Since Suharto seized power in Indonesia in October 1965, impunity has been deeply entrenched in Indonesia. Although the fall of the dictator in May 1998 led to the introduction of the basic mechanisms of democracy, it has done nothing to end the scourge of impunity.

The 2009 elections have emphatically returned President Susilo Bambang Yudhoyono to power and he now has another opportunity to add more substance to the democratic transition by addressing the fundamental problem posed by the absence of accountability for serioushuman rights crimes.

Impunity, which means crime without punishment, poses a serious threat to human rights. When a crime is perpetrated, under the rule of law, the perpetrator should be called to account. This is clearly enunciated in the Universal Declaration of Human Rights, Article 8 of which states:

‘Everyone has the right to an effective remedy by the competent national tribunal for acts violating the fundamental rightsgranted him by the constitution or by law.’

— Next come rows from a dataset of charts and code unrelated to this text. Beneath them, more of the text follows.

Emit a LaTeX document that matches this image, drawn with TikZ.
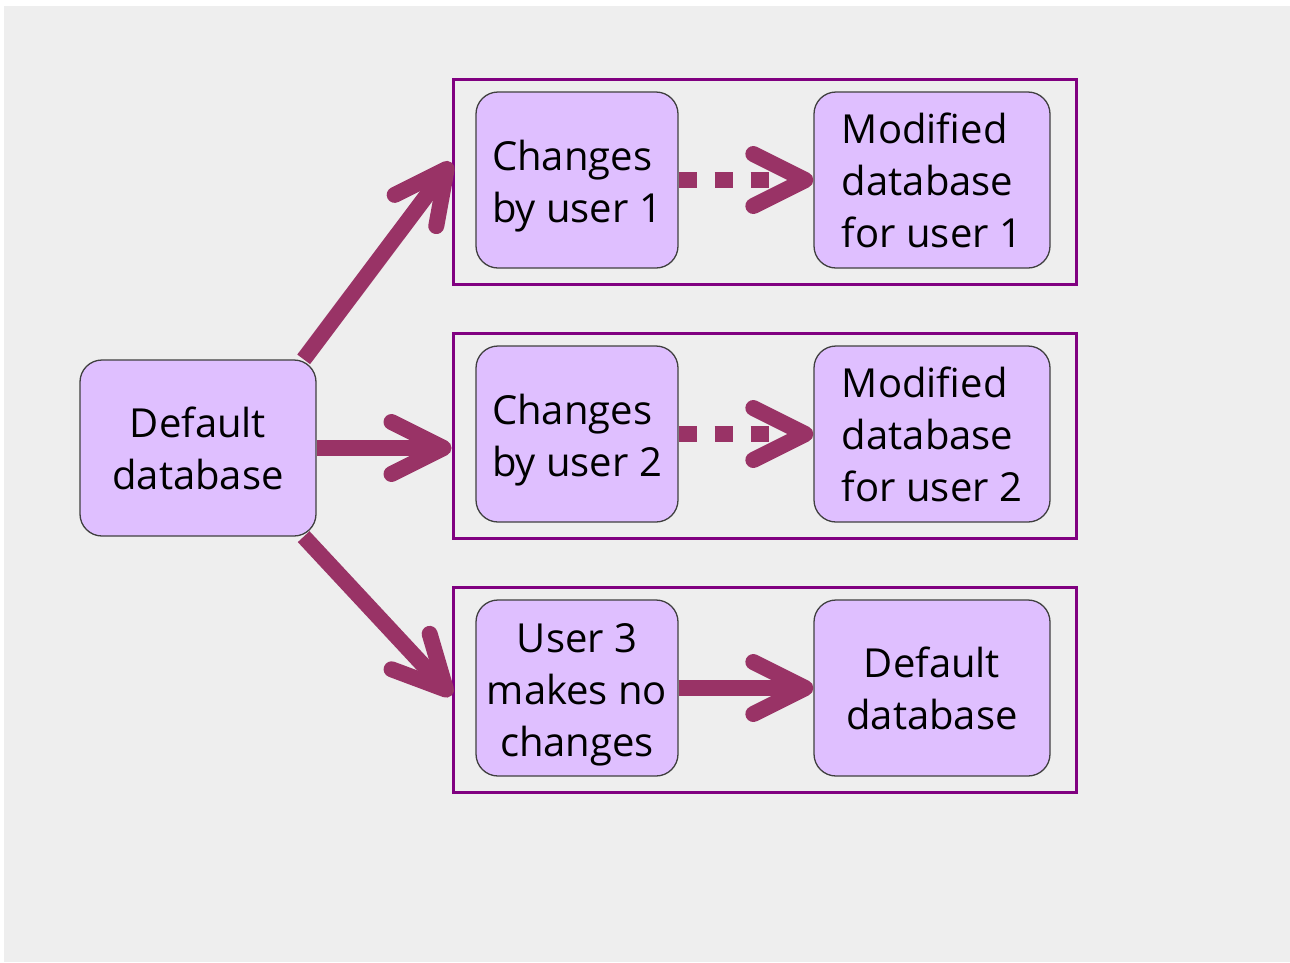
\documentclass[tikz,border=0pt]{standalone}
\usepackage{fontspec}
\setmainfont{Open Sans}
\usetikzlibrary{arrows.meta}
\definecolor{boxfill}{RGB}{223,191,255}
\definecolor{linkcol}{RGB}{153,51,102}
\definecolor{grpline}{RGB}{128,0,128}
\definecolor{bggray}{RGB}{238,238,238}
\newcommand{\topstrut}{\rule{0pt}{43pt}}
\begin{document}
\begin{tikzpicture}[x=1pt,y=-1pt,
    dbbox/.style={draw=black!75,line width=1.3pt,fill=boxfill,rounded corners=22pt,
      inner sep=0pt,minimum height=176pt,font=\fontsize{40pt}{52pt}\selectfont},
    group/.style={draw=grpline,line width=3pt,minimum width=623pt,minimum height=205pt,inner sep=0pt},
    link/.style={linkcol,line width=16pt,-{Straight Barb[round,length=52pt,width=52pt]}},
    dotlink/.style={link,dash pattern=on 18pt off 18pt}]
    \useasboundingbox (0,0) rectangle (1290,962);
    \fill[bggray] (4,6) rectangle (1290,962);
    \node[group] (g1) at (764.5, 181.5) {};
    \node[group] (g2) at (764.5, 435.5) {};
    \node[group] (g3) at (764.5, 689.5) {};
    \node[dbbox,minimum width=236pt,align=center] (dflt) at (198, 448) {Default\\database};
    \node[dbbox,minimum width=202pt,align=left] (c1) at (577, 180) {\topstrut Changes\\by user 1};
    \node[dbbox,minimum width=236pt,align=left] (m1) at (932, 180) {Modified\\database\\for user 1};
    \node[dbbox,minimum width=202pt,align=left] (c2) at (577, 434) {\topstrut Changes\\by user 2};
    \node[dbbox,minimum width=236pt,align=left] (m2) at (932, 434) {Modified\\database\\for user 2};
    \node[dbbox,minimum width=202pt,align=center] (c3) at (577, 688) {\topstrut User 3\\makes no\\changes};
    \node[dbbox,minimum width=236pt,align=center] (d3) at (932, 688) {Default\\database};
    \draw [link] (dflt.40) to ([yshift=19pt]g1.west);
    \draw [link] (dflt.east) to (dflt.east -| g2.west);
    \draw [link] (dflt.-40) to ([yshift=-6pt]g3.west);
    \draw [dotlink] (c1) to (m1);
    \draw [dotlink] (c2) to (m2);
    \draw [link] (c3) to (d3);
\end{tikzpicture}
\end{document}
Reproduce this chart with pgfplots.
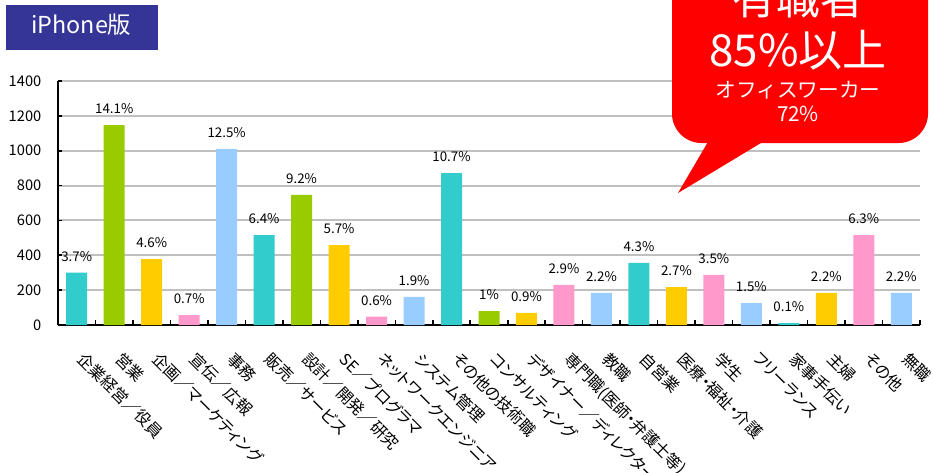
\documentclass[border=0pt]{standalone}
\usepackage{fontspec}
\setmainfont{Noto Sans CJK JP}[RawFeature=+palt]
\newfontfamily\boxfont{Noto Sans CJK JP}
\usepackage{pgfplots}
\pgfplotsset{compat=1.18}

\definecolor{cteal}{HTML}{33CCCC}
\definecolor{cgreen}{HTML}{99CC00}
\definecolor{cgold}{HTML}{FFCC00}
\definecolor{cpink}{HTML}{FF99CC}
\definecolor{cblue}{HTML}{99CCFF}
\definecolor{ctitle}{HTML}{353598}
\definecolor{cgrid}{HTML}{C0C0C0}

\begin{document}
\begin{tikzpicture}
\begin{axis}[
    at={(43.5pt,-243.75pt)},
    anchor=south west,
    scale only axis,
    width=646.5pt,
    height=183pt,
    ybar,
    bar width=15.75pt,
    xmin=0.5, xmax=23.5,
    ymin=0, ymax=1400,
    ytick={0,200,...,1400},
    xtick={1,...,23},
    xticklabels={企業経営／役員, 営業, 企画／マーケティング, 宣伝／広報, 事務,
        販売／サービス, 設計／開発／研究, SE／プログラマ, ネットワークエンジニア,
        システム管理, その他の技術職, コンサルティング, デザイナー／ディレクター,
        専門職(医師・弁護士等), 教職, 自営業, 医療・福祉・介護, 学生,
        フリーランス, 家事手伝い, 主婦, その他, 無職},
    minor xtick={1.5,2.5,...,23.5},
    axis x line*=bottom,
    axis y line*=left,
    axis line style={black, line width=1.6pt},
    ymajorgrids=true,
    grid style={cgrid, line width=1.5pt},
    tick align=inside,
    major tick length=3pt,
    minor tick length=4pt,
    major x tick style={draw=none},
    minor x tick style={draw=black, line width=1.2pt},
    ytick style={black, line width=1.2pt},
    xticklabel shift=19pt,
    xticklabel style={xshift=7pt, rotate=-45, anchor=north west, inner sep=0pt,
        font=\fontsize{12}{13}\selectfont},
    yticklabel style={xshift=-9pt, font=\fontsize{11}{12}\selectfont},
    /pgf/number format/assume math mode=true,
    /pgf/number format/1000 sep={},
    point meta=explicit symbolic,
    nodes near coords,
    every node near coord/.append style={font=\fontsize{10}{12}\selectfont,
        black, yshift=5pt},
    clip=false,
]
% teal
\addplot[fill=cteal, draw=none, bar shift=0pt] coordinates {
    (1,300) [3.7\%]
    (6,516) [6.4\%]
    (11,872) [10.7\%]
    (16,356) [4.3\%]
    (20,11) [0.1\%]
};
% green
\addplot[fill=cgreen, draw=none, bar shift=0pt] coordinates {
    (2,1147) [14.1\%]
    (7,746) [9.2\%]
    (12,80) [1\%]
};
% gold
\addplot[fill=cgold, draw=none, bar shift=0pt] coordinates {
    (3,378) [4.6\%]
    (8,459) [5.7\%]
    (13,69) [0.9\%]
    (17,218) [2.7\%]
    (21,184) [2.2\%]
};
% pink
\addplot[fill=cpink, draw=none, bar shift=0pt] coordinates {
    (4,57) [0.7\%]
    (9,48) [0.6\%]
    (14,230) [2.9\%]
    (18,287) [3.5\%]
    (22,516) [6.3\%]
};
% light blue
\addplot[fill=cblue, draw=none, bar shift=0pt] coordinates {
    (5,1010) [12.5\%]
    (10,161) [1.9\%]
    (15,184) [2.2\%]
    (19,126) [1.5\%]
    (23,184) [2.2\%]
};
\end{axis}

% title box
\fill[ctitle] (4.5pt,-3.75pt) rectangle (118.5pt,-37.5pt);
\node[text=white, font=\boxfont\fontsize{17.5}{17.5}\selectfont] at (61pt,-18.75pt) {iPhone版};

% callout
\fill[red, rounded corners=22pt] (504pt,45pt) rectangle (696pt,-107.25pt);
\fill[red] (534.75pt,-100pt) -- (582.75pt,-100pt) -- (508.5pt,-144.75pt) -- cycle;
\node[text=white, font=\boxfont\fontsize{33}{33}\selectfont] at (598.5pt,2pt) {有職者};
\node[text=white, font=\boxfont\fontsize{33}{33}\selectfont] at (598.5pt,-37.5pt) {85\%以上};
\node[text=white, font=\boxfont\fontsize{15.5}{16}\selectfont] at (598.5pt,-67.5pt) {オフィスワーカー};
\node[text=white, font=\boxfont\fontsize{15.5}{16}\selectfont] at (598.5pt,-85.5pt) {72\%};

\pgfresetboundingbox
\useasboundingbox (0pt,0pt) rectangle (699.75pt,-354pt);
\end{tikzpicture}
\end{document}
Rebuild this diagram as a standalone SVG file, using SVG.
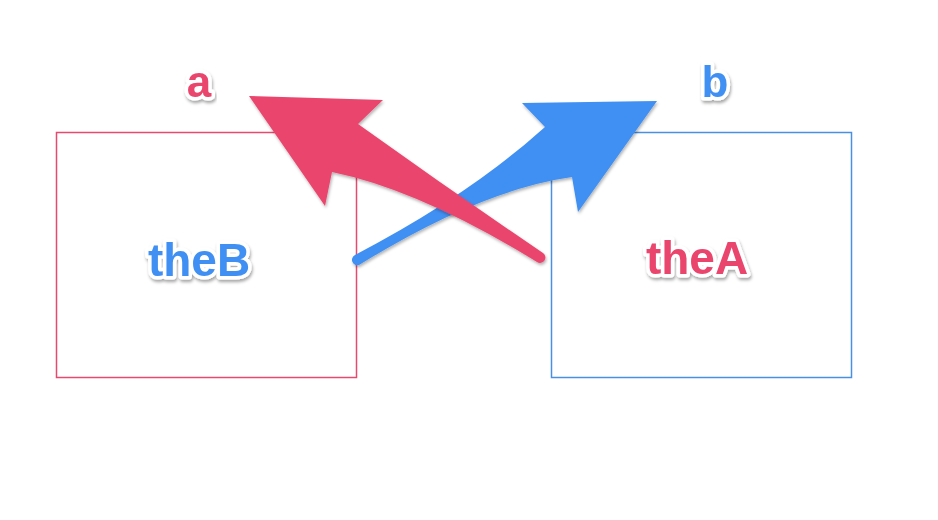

During the first six months after Suharto’s seizure of power, it is estimated that up to one million people were killed in massacres that swept the country. The killings were committed by members of the Indonesian Armed Forces or by mobs acting at the instigation of, and equipped by, the military. Tens of thousands of people were arrested across the country and held without trial, many for up to 14 years.

The wave of massacres and mass arrests is recognised as one of the worst crimes against humanity in the twentieth century. In 1977, Amnesty International declared that ‘in no other country in the world have so many political prisoners been held without trial for so many years.’

In 1969, thirteen thousand male prisoners were banished to Buru, a remote island surrounded by a shark-infested sea, from which there was no escape. The men were beyond the reach of their families some 2,000 kms from their homes in Java and other parts of the country, and subjected to a harsh physical environment and unremitting forced labour. Hundreds of prisoners died from starvation and from untreated injuries; they were bereft of even the most basic medical treatment.